Como atual diretor do estabelecimento Prisional de Coimbra, Carvalho acredita que “são necessários mais projetos como este, que proporcionem aos detentos experiências positivas e estruturantes e promovam a sua reinserção social”. Até porque “a sociedade ainda não percebeu que, em vez de afastar essas pessoas ou condená-las ao esquecimento, o que ela precisa é dar a elas projetos que agreguem valor tanto do ponto de vista material quanto do ponto de vista emocional”.

“Infelizmente, a visão do papa Francisco sobre prisões e presidiários não é exatamente a predominante…”, lamenta Carvalho, que tem acompanhado os esforços de Francisco para abordar essa “periferia existencial”, e vai além ao dizer que, não apenas Silva, mas também outros presos (que ainda estão presos) deveriam poder participar mais diretamente da JMJ.
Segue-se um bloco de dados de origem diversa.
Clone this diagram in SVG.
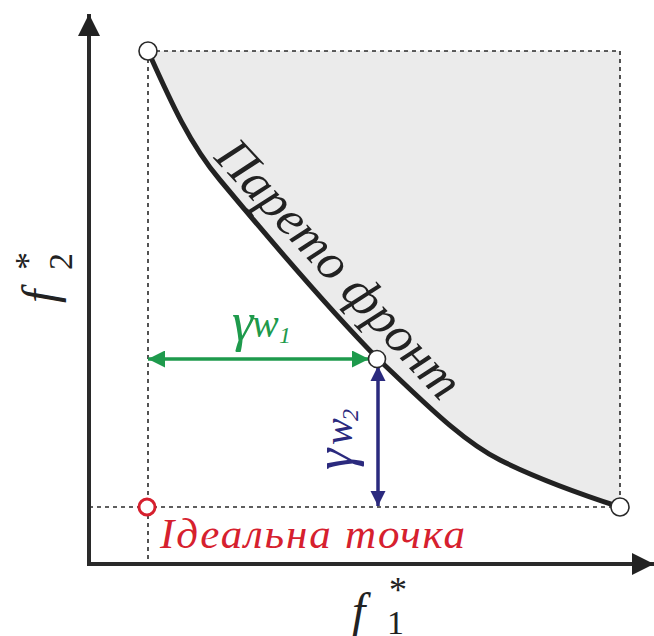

“Acho que faria todo o sentido os presos terem uma participação ainda mais ativa, poder estar presente em algum momento da Jornada Mundial da Juventude e ter contato com o papa”, diz. “Agora, cabe à Igreja e à Direção Geral encontrar o quadro ideal para que isso aconteça... Existem maneiras de fazer isso. Nem todos os 560 detentos do nosso estabelecimento puderam ir, mas mesmo que fossem poucos seria um momento importante do ponto de vista simbólico.”

Ele diz que isso, de fato, “seria um sinal”. Não só para Pedro Silva, mas “para todos”.